Students also reacted: 20-year-old Victoria Tobar wrote Jiménez a letter [es], where she criticizes him but at the same time thanks him for having the “good sense” of leaving. She writes:

Si usted se queja de que ya no hay estudiantes con un espíritu curioso y crítico, yo me quejo de que no tengo profesores que siembren en mí la duda y las ganas de saber. Por que si hay algo que creo firmemente, es que las ganas de aprender por parte de un estudiante reside, en gran medida, en las ganas del profesor de que sus estudiantes aprendan.

If you complain about the lack of students with a curious, critical spirit, I complain about not having teachers sowing the seed of doubt and the desire for learning in me. Because if there's something I firmly believe, it is that students’ desire to learn comes, to a large extent, from their teachers’ desire for their students to learn.

Richie Tamayo, a former university professor, replied to Tobar's letter [es]. Although he praises her writing skills, he criticizes her for not knowing her university's administration, faculty selection process, and internal government system, and for questioning an educational methodology which she is not familiar with. Though he doesn't entirely agree with Jiménez's letter, he defends his decision to resign (in an earlier post [es], Tamayo writes that the university should promote a serious, informed, and participative debate on the academic quality of its Social Communication programme).

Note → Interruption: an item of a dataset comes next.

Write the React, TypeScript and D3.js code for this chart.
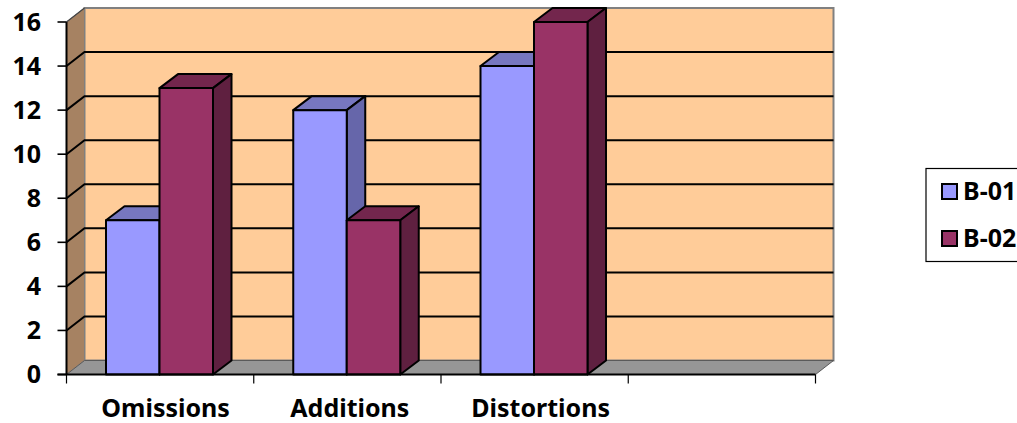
import React from "react";
import * as d3 from "d3";

const categories = ["Omissions", "Additions", "Distortions", ""];
const seriesNames = ["B-01", "B-02"];
const b01Values = [7, 12, 14];
const b02Values = [13, 7, 16];
const yTicks = [0, 2, 4, 6, 8, 10, 12, 14, 16];

const fills = [
  { front: "#9999ff", top: "#7777bf", side: "#6666aa" },
  { front: "#993366", top: "#73264d", side: "#5f2040" },
];
const FONT = "'Noto Sans', sans-serif";

// Oblique offset of the back wall relative to the front plane.
const DX = 18;
const DY = -14;
const BAR_DEPTH_DX = 18.5;
// Horizontal shift of each category label from its band centre.
const labelShift = [5.5, 2.5, 6];

const x = d3.scaleBand<string>().domain(categories).range([66.5, 815.5]);
const y = d3.scaleLinear().domain([0, 16]).range([374.5, 22]);
const inner = d3.scaleBand<string>().domain(seriesNames).range([39.5, 146.5]);

const poly = (pts: [number, number][]) => pts.map((p) => p.join(",")).join(" ");

export default function App() {
  const x0 = x.range()[0];
  const x1 = x.range()[1];
  const y0 = y(0);
  const y16 = y(16);
  const series = [b01Values, b02Values];

  return (
    <svg
      width={1017}
      height={423}
      style={{ position: "absolute", left: 0, top: 0, background: "#fff" }}
      fontFamily={FONT}
    >
      {/* back wall */}
      <rect x={x0 + DX} y={y16 + DY} width={x1 - x0} height={y0 - y16} fill="#ffcc99" stroke="#808080" strokeWidth={2} />
      {/* side wall */}
      <polygon
        points={poly([[x0, y0], [x0 + DX, y0 + DY], [x0 + DX, y16 + DY], [x0, y16]])}
        fill="#a68262"
        stroke="#808080"
        strokeWidth={1}
      />
      {/* floor */}
      <polygon
        points={poly([[x0, y0], [x1, y0], [x1 + DX, y0 + DY], [x0 + DX, y0 + DY]])}
        fill="#969696"
        stroke="#5a5a5a"
        strokeWidth={1}
      />
      {/* gridlines run across the side wall and along the back wall */}
      {yTicks.filter((t) => t > 0 && t < 16).map((t) => (
        <polyline
          key={t}
          points={poly([[x0, y(t)], [x0 + DX, y(t) + DY], [x1 + DX, y(t) + DY]])}
          fill="none"
          stroke="#000"
          strokeWidth={2}
        />
      ))}
      <line x1={x0} x2={x0} y1={y16} y2={y0} stroke="#000" strokeWidth={2} />
      <line x1={x0} x2={x0 + DX} y1={y16} y2={y16 + DY} stroke="#444" strokeWidth={1.2} />

      {/* columns */}
      {categories.slice(0, 3).map((c, i) =>
        seriesNames.map((s, k) => {
          const left = (x(c) as number) + (inner(s) as number);
          const right = left + inner.bandwidth();
          const v = y(series[k][i]);
          const f = fills[k];
          return (
            <g key={c + s} stroke="#000" strokeWidth={2} strokeLinejoin="round">
              <polygon
                points={poly([[left, v], [right, v], [right + BAR_DEPTH_DX, v + DY], [left + BAR_DEPTH_DX, v + DY]])}
                fill={f.top}
              />
              <polygon
                points={poly([[right, v], [right + BAR_DEPTH_DX, v + DY], [right + BAR_DEPTH_DX, y0 + DY], [right, y0]])}
                fill={f.side}
              />
              <rect x={left} y={v} width={right - left} height={y0 - v} fill={f.front} />
            </g>
          );
        })
      )}

      {/* axes */}
      <line x1={x0 - 9} x2={x1} y1={y0} y2={y0} stroke="#000" strokeWidth={2} />
      {yTicks.map((t) => (
        <g key={t}>
          <line x1={x0 - 9} x2={x0} y1={y(t)} y2={y(t)} stroke="#000" strokeWidth={1.6} />
          <text x={41} y={y(t) - 1.5} textAnchor="end" dominantBaseline="central" fontSize={25} fontWeight={700} fill="#000">
            {t}
          </text>
        </g>
      ))}
      {[...categories.map((c) => x(c) as number), x1].map((tx, i) => (
        <line key={i} x1={tx} x2={tx} y1={y0} y2={y0 + 9} stroke="#000" strokeWidth={1.2} />
      ))}
      {categories.slice(0, 3).map((c, i) => (
        <text
          key={c}
          x={(x(c) as number) + x.bandwidth() / 2 + labelShift[i]}
          y={417}
          textAnchor="middle"
          fontSize={25}
          fontWeight={700}
          fill="#000"
        >
          {c}
        </text>
      ))}

      {/* legend */}
      <rect x={926} y={168.5} width={95} height={93} fill="#fff" stroke="#000" strokeWidth={1.2} />
      {seriesNames.map((s, k) => {
        const cy = 191 + k * 47;
        return (
          <g key={s}>
            <rect x={942} y={cy - 7} width={15} height={15} fill={fills[k].front} stroke="#000" strokeWidth={2} />
            <text x={963} y={cy - 1.5} dominantBaseline="central" fontSize={25} fontWeight={700} fill="#000">
              {s}
            </text>
          </g>
        );
      })}
    </svg>
  );
}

Finally, María Camila Rincón, one of Jiménez's last students, confesses feeling ashamed after reading the letter, and renews the debate it prompted (her post was originally published on Facebook [es] and later reposted by one of her classmates on her blog [es]):

Es curioso ver cómo venimos de una lucha que logró la disolución de una reforma (¡y de qué manera!) pero cuando el fenómeno es más local (no menos importante) nos quedamos sólo con el chisme de quiénes eran esos tres que se acercaron al párrafo que Jiménez con tanto ahínco nos pidió. Aquí nadie se ha preguntado qué va a pasar con esa cátedra que no sólo es obligatoria sino pertinente para el oficio del editor. Suele pensarse que como ya pasamos por ella, pues nos salvamos de un profesor menos exigente o de uno con menos experiencia. ¿Y los de atrás qué? ¿Merecen recibir una educación de menor calidad porque a nosotros no nos importó?

It's curious to see how we come from a fight which was able to dissolve a reform (and how!) but when the phenomenon is more local (not less important) we settle for gossip about those three who were close to the paragraph Jiménez eagerly asked us [to write]. No one here has wondered what's going to happen with the class which is not only compulsory but relevant for the editor's job. We often think that, since we have already taken it, we are saved from a less demanding professor or one with less experience. What about the next students? Do they deserve to get an education of less quality because we didn't care?